Malawi, Lotus Resources, seal MDA deal for Kayelekera uranium mine

The government of Malawi has sealed a mine development agreement (MDA) with Lotus Resources to for redevelopment of the Kayelekera uranium mine.
Kayelekera uranium mine is an open cast uranium mine 52 kilometers west of the regional administrative and commercial centre Karonga in Malawi, Africa and was the country’s largest mine. Production at the mine has been paused since February 2014, due to a fall in global uranium prices
Mine development agreement
The MDA encompass a ten-year agreement stability period guaranteeing no adverse changes to the fiscal regime on the mine. It will feature a royalty rate set at 5% and a corporate tax rate of 30%. The MDA will also cover legal protections such as inclusion of tax losses from the acquisition, offering protection from disputes on tax refunds and the ability to restructure historical loans and tax losses on a tax-neutral basis.

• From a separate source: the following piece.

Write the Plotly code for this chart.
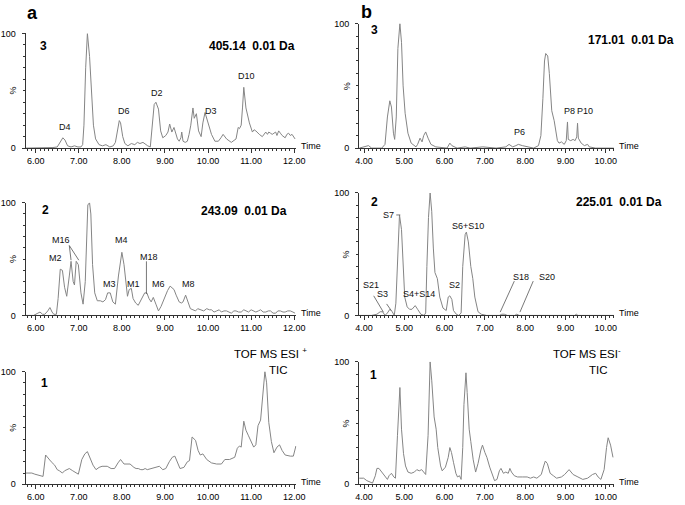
import plotly.graph_objects as go

# ---------------- data (time in min, relative intensity in %) ----------------
a3 = [(5.76,0),(6.00,0),(6.20,0),(6.40,0.5),(6.50,1),(6.56,5),(6.63,9),(6.68,7),(6.74,2),(6.82,1),
      (6.90,2),(6.98,1),(7.05,1),(7.09,3),(7.12,20),(7.16,70),(7.20,100),(7.25,80),(7.29,55),(7.34,20),
      (7.39,8),(7.47,3),(7.55,2),(7.63,3),(7.72,1),(7.80,2),(7.85,5),(7.89,15),(7.94,24),(7.97,22),
      (8.02,10),(8.07,4),(8.14,2),(8.22,4),(8.30,3),(8.36,5),(8.42,4),(8.49,5),(8.55,3),(8.60,2),
      (8.66,1),(8.70,20),(8.75,38),(8.79,40),(8.85,34),(8.90,15),(8.95,9),(9.02,11),(9.07,14),(9.11,21),
      (9.16,14),(9.21,18),(9.25,12),(9.29,8),(9.33,6),(9.37,9),(9.39,14),(9.42,6),(9.47,5),(9.52,6),
      (9.56,12),(9.60,20),(9.65,35),(9.68,26),(9.73,30),(9.78,15),(9.84,10),(9.88,22),(9.93,31),(10.01,20),
      (10.08,12),(10.16,6),(10.24,6),(10.30,9),(10.35,12),(10.43,8),(10.54,5),(10.65,8),(10.70,18),(10.73,17),
      (10.77,20),(10.80,35),(10.83,53),(10.88,35),(10.96,22),(11.03,14),(11.07,16),(11.11,15),(11.15,13),(11.19,12),
      (11.26,10),(11.30,12),(11.34,14),(11.38,12),(11.41,14),(11.45,13),(11.49,12),(11.53,13),(11.57,14),(11.60,11),
      (11.64,15),(11.68,13),(11.72,11),(11.79,9),(11.83,12),(11.87,13),(11.91,11),(11.95,12),(12.02,8)]

a2 = [(5.76,0),(5.95,0),(6.05,2),(6.10,3),(6.16,1),(6.21,1),(6.28,4),(6.33,7),(6.38,3),(6.42,1),
      (6.48,1),(6.52,15),(6.57,41),(6.62,40),(6.67,25),(6.72,17),(6.78,35),(6.82,48),(6.87,30),(6.90,27),
      (6.94,48),(6.99,45),(7.05,20),(7.10,10),(7.15,30),(7.18,75),(7.21,98),(7.25,100),(7.28,90),(7.32,45),
      (7.37,20),(7.43,13),(7.50,13),(7.56,12),(7.62,14),(7.67,20),(7.73,20),(7.79,12),(7.85,10),(7.92,35),
      (8.00,56),(8.05,45),(8.10,30),(8.13,17),(8.17,23),(8.22,24),(8.26,15),(8.32,11),(8.38,9),(8.45,14),
      (8.53,20),(8.58,20),(8.63,15),(8.68,12),(8.73,16),(8.79,10),(8.85,4),(8.91,8),(8.98,15),(9.06,22),
      (9.12,26),(9.17,24),(9.21,23),(9.26,18),(9.33,12),(9.38,11),(9.42,12),(9.48,18),(9.53,12),(9.59,6),
      (9.65,5),(9.71,4),(9.76,6),(9.82,5),(9.90,4),(9.97,6),(10.03,5),(10.08,5),(10.14,3),(10.20,4),
      (10.26,5),(10.31,3),(10.37,4),(10.43,4),(10.49,3),(10.54,2),(10.60,4),(10.65,4),(10.71,3),(10.77,3),
      (10.83,5),(10.88,4),(10.94,3),(11.00,5),(11.05,4),(11.11,3),(11.17,4),(11.22,5),(11.28,3),(11.34,3),
      (11.40,4),(11.45,4),(11.51,2),(11.57,2),(11.62,4),(11.68,4),(11.74,3),(11.79,3),(11.85,4),(11.91,4),
      (11.97,3),(12.02,2)]

a1 = [(5.76,10),(5.84,10),(5.91,10),(5.98,9),(6.06,8),(6.10,8),(6.14,7),(6.17,7),(6.23,26),(6.29,23),
      (6.36,20),(6.44,17),(6.50,13),(6.55,12),(6.62,10),(6.67,12),(6.72,13),(6.78,14),(6.86,12),(6.93,10),
      (6.99,9),(7.07,22),(7.14,27),(7.20,29),(7.26,24),(7.33,17),(7.40,13),(7.47,15),(7.54,16),(7.60,16),
      (7.66,16),(7.75,14),(7.83,14),(7.91,19),(7.97,22),(8.05,18),(8.12,18),(8.19,18),(8.28,15),(8.33,14),
      (8.38,14),(8.44,13),(8.49,13),(8.54,14),(8.59,13),(8.68,14),(8.74,15),(8.79,15),(8.87,16),(8.95,13),
      (9.02,14),(9.10,20),(9.17,24),(9.23,25),(9.29,20),(9.35,14),(9.44,15),(9.52,20),(9.57,21),(9.63,42),
      (9.71,39),(9.77,30),(9.82,26),(9.88,27),(9.97,22),(10.08,19),(10.20,18),(10.31,18),(10.39,22),(10.50,22),
      (10.62,24),(10.68,32),(10.73,34),(10.77,33),(10.83,56),(10.88,48),(10.94,43),(11.00,38),(11.06,33),(11.11,35),
      (11.16,52),(11.22,57),(11.27,80),(11.32,100),(11.36,90),(11.41,55),(11.47,38),(11.53,28),(11.60,33),(11.66,35),
      (11.72,30),(11.79,26),(11.91,25),(11.98,25),(12.04,34)]

b3 = [(3.88,0),(4.03,1),(4.11,2),(4.19,0),(4.44,0),(4.52,3),(4.58,25),(4.64,38),(4.68,33),(4.73,12),
      (4.76,7),(4.80,25),(4.84,80),(4.89,100),(4.93,85),(4.97,50),(5.02,28),(5.09,12),(5.17,4),(5.29,1),
      (5.33,3),(5.39,8),(5.44,5),(5.48,10),(5.53,13),(5.59,8),(5.66,3),(5.78,1),(6.06,0),(6.13,4),
      (6.18,2),(6.31,0),(6.51,1),(6.63,0),(6.95,1),(7.28,0),(7.52,1),(7.60,3),(7.69,1),(7.77,2),
      (7.83,3),(7.93,2),(8.05,1),(8.21,0),(8.33,2),(8.39,10),(8.44,40),(8.48,70),(8.51,76),(8.56,74),
      (8.60,60),(8.66,30),(8.72,22),(8.76,14),(8.80,6),(8.84,4),(8.90,5),(8.97,3),(9.02,6),(9.05,21),
      (9.07,7),(9.13,6),(9.19,7),(9.24,6),(9.28,9),(9.30,20),(9.32,8),(9.39,4),(9.47,2),(9.55,3),
      (9.59,1),(9.75,0),(10.20,0)]

b2 = [(3.88,0),(4.19,0),(4.32,1),(4.40,3),(4.46,3),(4.52,0),(4.58,2),(4.64,5),(4.70,3),(4.75,0),
      (4.79,10),(4.84,60),(4.88,82),(4.93,70),(4.97,35),(5.01,15),(5.07,7),(5.13,5),(5.19,5),(5.27,8),
      (5.33,5),(5.41,1),(5.49,0),(5.53,2),(5.56,40),(5.60,80),(5.64,100),(5.68,85),(5.72,55),(5.76,35),
      (5.82,30),(5.88,15),(5.96,6),(6.04,4),(6.09,15),(6.13,16),(6.18,13),(6.22,4),(6.29,1),(6.35,0),
      (6.41,2),(6.45,40),(6.51,66),(6.54,68),(6.59,60),(6.65,40),(6.70,30),(6.75,15),(6.83,3),(6.91,1),
      (7.04,0),(7.36,0),(7.42,1),(7.48,1),(7.56,0),(7.74,0),(7.79,1),(7.85,0),(9.23,0),(9.27,1),
      (9.31,0),(10.20,0)]

b1 = [(3.88,5),(3.99,5),(4.07,3),(4.15,2),(4.21,1),(4.28,7),(4.32,13),(4.37,13),(4.44,10),(4.52,7),
      (4.58,4),(4.62,7),(4.68,9),(4.74,6),(4.78,5),(4.83,40),(4.89,79),(4.93,45),(4.98,25),(5.03,15),
      (5.09,10),(5.17,9),(5.25,10),(5.31,12),(5.37,11),(5.43,12),(5.48,10),(5.53,8),(5.59,40),(5.64,100),
      (5.68,85),(5.74,55),(5.79,45),(5.83,30),(5.90,15),(5.94,11),(6.02,14),(6.09,22),(6.13,30),(6.17,26),
      (6.22,18),(6.28,9),(6.32,6),(6.37,7),(6.41,4),(6.45,30),(6.48,65),(6.53,91),(6.56,75),(6.61,45),
      (6.65,35),(6.71,20),(6.77,10),(6.83,17),(6.90,28),(6.94,32),(7.00,26),(7.05,22),(7.12,14),(7.18,9),
      (7.24,3),(7.30,4),(7.36,11),(7.40,13),(7.46,9),(7.52,10),(7.58,9),(7.62,13),(7.66,10),(7.73,7),
      (7.81,6),(7.93,6),(8.05,6),(8.13,5),(8.21,6),(8.29,5),(8.40,8),(8.46,15),(8.50,19),(8.55,17),
      (8.62,9),(8.70,7),(8.78,5),(8.90,6),(8.98,8),(9.09,12),(9.19,8),(9.31,6),(9.43,4),(9.55,5),
      (9.67,8),(9.75,9),(9.81,6),(9.88,4),(9.96,12),(10.02,30),(10.06,38),(10.12,32),(10.18,22)]

# peak labels: (text, time, %)
a3_labels = [("D5",7.18,109),("D4",6.68,18),("D6",8.04,32.5),("D2",8.82,48),("D3",10.07,32.5),("D10",10.89,63)]
a2_labels = [("D5",7.29,106),("M16",6.59,67),("M2",6.45,51),("M4",8.00,67),("M18",8.64,52),
             ("M3",7.72,28),("M1",8.27,28),("M6",8.84,28),("M8",9.55,28)]
b3_labels = [("P7+P9",8.75,103),("P8",9.09,30),("P10",9.48,30),("P6",7.87,12.6)]
b2_labels = [("S1+S5",5.66,103),("S6+S10",6.58,73),("S2",6.24,24.6),("S21",4.17,24.6),
             ("S3",4.46,17.4),("S4+S14",5.36,17.4),("S18",7.90,31),("S20",8.53,31)]
# leader lines: (t0, y0, t1, y1)
a2_leaders = [(6.78,62,6.82,49),(6.78,62,7.00,49),(8.57,48,8.57,19)]
b2_leaders = [(4.24,16,4.48,2.7),(4.56,9.4,4.68,3.8),(7.73,28,7.38,2.7),(8.20,28,7.87,2.7),(4.80,82,4.90,82)]

W, H = 685, 505
def px(x): return x / W
def py(y): return 1 - y / H

FONT = "Arial, Liberation Sans, sans-serif"
LINE = "#858585"
AX = "#333333"

panels = [
    # name, data, xdomain(px), ydomain(px top,bottom), xrange
    ("a3", a3, (22, 298), (29, 146), (5.765, 12.05)),
    ("a2", a2, (22, 298), (201.7, 316.7), (5.765, 12.05)),
    ("a1", a1, (22, 298), (374, 489), (5.765, 12.05)),
    ("b3", b3, (362, 622), (19, 146), (3.878, 10.21)),
    ("b2", b2, (362, 622), (191.7, 316.7), (3.878, 10.21)),
    ("b1", b1, (362, 622), (364, 489), (3.878, 10.21)),
]

fig = go.Figure()
layout = dict(width=W, height=H, margin=dict(l=0, r=0, t=0, b=0), autosize=False,
              paper_bgcolor="white", plot_bgcolor="white", showlegend=False,
              font=dict(family=FONT, size=9, color="black"))
annotations = []
shapes = []
axref = {}
for i, (name, data, xd, yd, xr) in enumerate(panels, start=1):
    xs = "" if i == 1 else str(i)
    t = [p[0] for p in data]
    v = [p[1] for p in data]
    fig.add_trace(go.Scatter(x=t, y=v, mode="lines", xaxis="x" + xs, yaxis="y" + xs,
                             line=dict(color=LINE, width=1), cliponaxis=False, hoverinfo="skip"))
    layout["xaxis" + xs] = dict(domain=[px(xd[0]), px(xd[1])], range=list(xr), anchor="y" + xs,
                                showline=True, linecolor=AX, linewidth=1, showgrid=False, zeroline=False,
                                ticks="outside", ticklen=4, tickcolor=AX, dtick=1, tick0=0,
                                tickformat=".2f", tickfont=dict(size=9, family=FONT),
                                minor=dict(dtick=0.1, tick0=0, ticklen=2, tickcolor=AX, ticks="outside"))
    layout["yaxis" + xs] = dict(domain=[py(yd[1]), py(yd[0])], range=[0, 100], anchor="x" + xs,
                                showline=True, linecolor=AX, linewidth=1, showgrid=False, zeroline=False,
                                ticks="outside", ticklen=3, tickcolor=AX, tickvals=[0, 100],
                                ticktext=["0", "100"], tickfont=dict(size=9, family=FONT),
                                ticklabelstandoff=4,
                                minor=dict(dtick=10, tick0=0, ticklen=2, tickcolor=AX, ticks="outside"))
    axref[name] = ("x" + xs, "y" + xs)
    annotations.append(dict(text="%", xref="paper", yref="y" + xs, x=px(xd[0] - 13), y=50,
                            textangle=-90, showarrow=False, font=dict(size=9, family=FONT),
                            xanchor="center", yanchor="middle"))
    annotations.append(dict(text="Time", xref="paper", yref="y" + xs, x=px(xd[1] + 3), y=2,
                            showarrow=False, font=dict(size=9, family=FONT),
                            xanchor="left", yanchor="middle"))

def add_labels(name, labels):
    xa, ya = axref[name]
    for txt, tt, yy in labels:
        annotations.append(dict(text=txt, xref=xa, yref=ya, x=tt, y=yy, showarrow=False,
                                font=dict(size=9, family=FONT, color="#111"),
                                xanchor="center", yanchor="middle"))

add_labels("a3", a3_labels)
add_labels("a2", a2_labels)
add_labels("b3", b3_labels)
add_labels("b2", b2_labels)
annotations.append(dict(text="S7", xref=axref["b2"][0], yref=axref["b2"][1], x=4.80, y=82,
                        showarrow=False, font=dict(size=9, family=FONT, color="#111"),
                        xanchor="right", yanchor="middle"))

def add_leaders(name, leaders):
    xa, ya = axref[name]
    for t0, y0, t1, y1 in leaders:
        shapes.append(dict(type="line", xref=xa, yref=ya, x0=t0, y0=y0, x1=t1, y1=y1,
                           line=dict(color="#555", width=0.8)))

add_leaders("a2", a2_leaders)
add_leaders("b2", b2_leaders)

def ptext(text, x, y, size, bold=False, xanchor="center", yanchor="middle"):
    annotations.append(dict(text=("<b>%s</b>" % text) if bold else text, xref="paper", yref="paper",
                            x=px(x), y=py(y), showarrow=False, xanchor=xanchor, yanchor=yanchor,
                            font=dict(size=size, family=FONT, color="black")))

ptext("a", 29, 8, 18, True)
ptext("b", 370, 7, 18, True)
ptext("3", 40, 42, 12, True)
ptext("2", 42, 209, 12, True)
ptext("1", 41, 386, 12, True)
ptext("3", 378, 26, 12, True)
ptext("2", 378, 201, 12, True)
ptext("1", 377, 377, 12, True)
NB = "\u00a0"
ptext("405.14" + NB * 2 + "0.01 Da", 253, 42, 12, True)
ptext("243.09" + NB * 2 + "0.01 Da", 245, 210, 12, True)
ptext("171.01" + NB * 2 + "0.01 Da", 685, 36, 12, True, xanchor="right")
ptext("225.01" + NB * 2 + "0.01 Da", 673, 201, 12, True, xanchor="right")
ptext("TOF MS ESI <sup>+</sup>", 232, 355, 11.5, False, xanchor="left")
ptext("TIC", 280, 372, 11.5)
ptext("TOF MS ESI<sup>-</sup>", 558, 355, 11.5, False, xanchor="left")
ptext("TIC", 606, 372, 11.5)

layout["annotations"] = annotations
layout["shapes"] = shapes
fig.update_layout(**layout)
fig.write_html("out.html", config={"displayModeBar": False},
               post_script="document.body.style.margin='0px';document.body.style.overflow='hidden';")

In Malawi, the current Resources Rent Tax (RRT), which has been deemed unsuitable, will not apply to Lotus Resources. Instead, the government is proposing an alternative tax structure linked to uranium prices, and Lotus will be granted a waiver from the RRT until this new tax structure is implemented. Additionally, Lotus Resources has committed to a community development agreement, allocating 0.45% of the project’s revenue to community initiatives.
Lotus’s immediate priorities include finalizing offtake negotiations with a pre-payment component for project financing and completing the front-end engineering design (FEED) programme. The company will also work on securing project financing, with Orimco, Lotus’s debt advisor, having identified potential financiers. Additionally, Lotus will finalize a power supply and power implementation agreement with Malawi’s electricity utility, ESCOM.